Pokémon Mystery Dungeon: Rescue Team DX
[ Introduction ]
After Sword and Shield released on the Nintendo Switch at the end of last year, and with the general hype still in full swing, I was not expecting another Pokémon game to be announced, let alone hit the shelves. Yet it happened, because just a few short weeks ago, a remastered version of Pokémon Mystery Dungeon Rescue Team DX was launched. I say remastered, but perhaps reimagined would be a better turn of phrase.
Game type semantics aside, this game differs from the more commonly associated ‘gotta catch ‘em all’ games and was greeted with a mixed reception both during the launch announcement and at launch.
Still, having not played many of the older games, I was interested and excited to try my hand at this title.
How did it far? Were the jungles a thrilling adventure, or was it a mystery how this game got made? Let’s take a look right now.
[ Gameplay ]
The game is played from a top-down perspective, and is, for the most part, set inside different dungeons. Each dungeon has multiple levels, and depending on the question you are undertaking, you will need to reach differing levels in order to rescue the troubled Pokémon and complete said mission.
You can pick up multiple missions in one location and complete them back to back, but it is very much a one location per day kind of deal. There is of course a storyline running through the game, but the basis is weird events are happening, Pokémon are disappearing, and it is up to you to save the day. The story here was certainly more prominent and, in my mind, more engaging than the Sword and Shield story.
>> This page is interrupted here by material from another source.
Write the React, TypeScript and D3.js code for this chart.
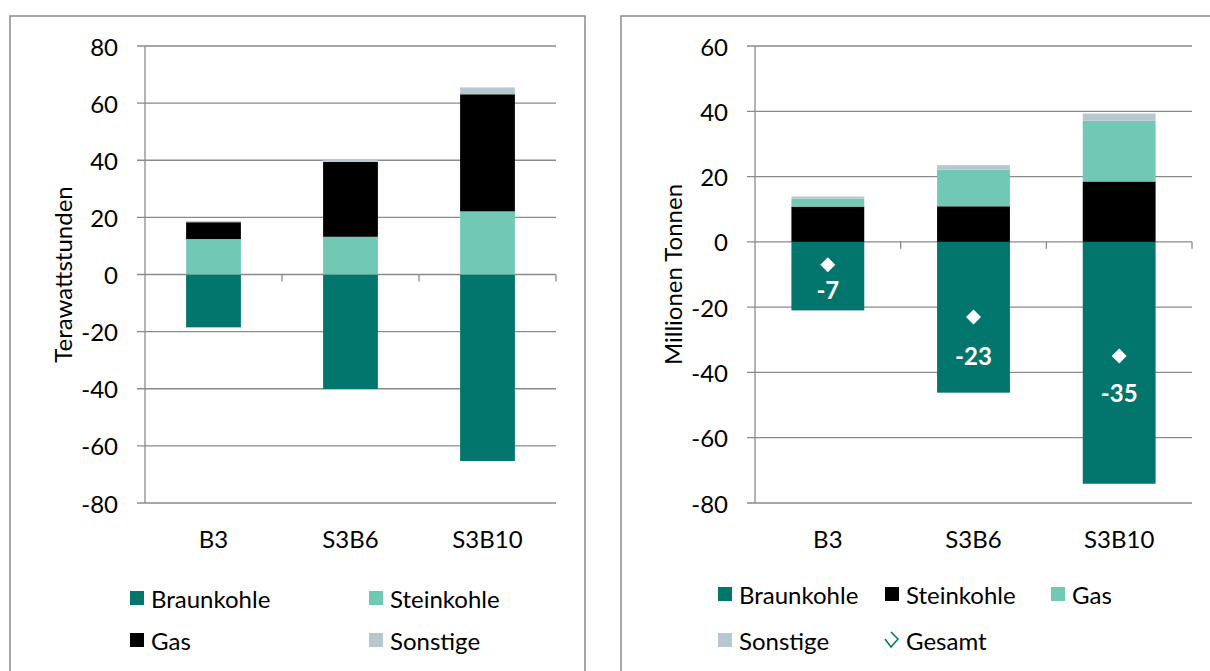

The big difference here aside from not having to catch Pokémon. Well, in this game, you are a Pokémon. That’s right, you pick from one of 16 starters. However, rather than just giving you free choice, the game poses you a list of interview style questions, and based on the different answers you give, the game will suggest a Pokémon for you to use. Of course, you do not need to follow this advice and can then pick any you want, but it was a nice way to start things off.
Overall, I did find that the game got a bit too repetitive a little too fast. I have not played the other games in this particular series but have seen more than a few streamed runs of them to know that this game seems to stick very closely to the rules of its predecessors. The controls were a little clunky, especially as your rescue team grew. You could go into each mission with a team of three, but as you rose through the dungeon floors certain defeated Pokémon would join you group for the remainder of the mission.
Moving through the dungeons was fun, and the battles were a nice alternative to the more traditional fights from the mainstream games. However, I just felt that even they grew too tiresome as the game went on. Linking moves together into double hit combinations was fun, and to be honest, I do want to play the game again and see what sort of combinations I could come up with.
One thing I did like, but also found oddly frustrating, is the online rescue. If you or your friends were in trouble (you team all fainted inside a dungeon) you needed to get them rescued. This could be done by asking a friend or other random online individual to come and rescue you in exchange for a reward. Part of this involved creating an incredibly complicated 30-character password. This combined numbers, letters and symbols in four different colours and went someway to affirm that Nintendo still don’t full grasp anything when it comes to online gameplay.
I think the lack of interest in the game also killed this aspect, as on the two occasions I needed rescue (once for the purpose of review and once because I just had a weak team for the mission), nothing happened for days and I ended up assembling a second line team of my own and rescuing myself. A godsend as otherwise the game is essentially over at the first time of failure.
[ Visual and Perfomance ]
The game is beautiful to look at, and in my opinion is one of the best-looking Nintendo games I have seen. The game play offers a third person view from a fixed camera angle when you wander to overworld either visiting the camps that house your fellow rescue team members, or the local marketplace where you can visit a plethora of shops and businesses that provide all manner of things to help you on your journey. Then, then you enter the dungeons themselves, you swap to a top-down view.
I really liked the layout of the world and the look of the Pokémon both in and out of the dungeons. I did find that the dungeons themselves became somewhat samey after a while. Which was to be expected but at the same time didn’t help ease the repetitive nature of the gameplay.
[ Sound ]
The games music was fun and jaunty for the most party, with predominantly instrumental pieces. However, while fun and largely upbeat, they become repetitive and many of the different tunes began to blend and sound a little samey. Overall, it leant to the general feeling that this game, while beautiful on the surface, I can’t help but thing it was maybe rush a little. I just can’t fathom why because Sword and Shield were still fresh, and nobody was clamouring for a new Pokémon title.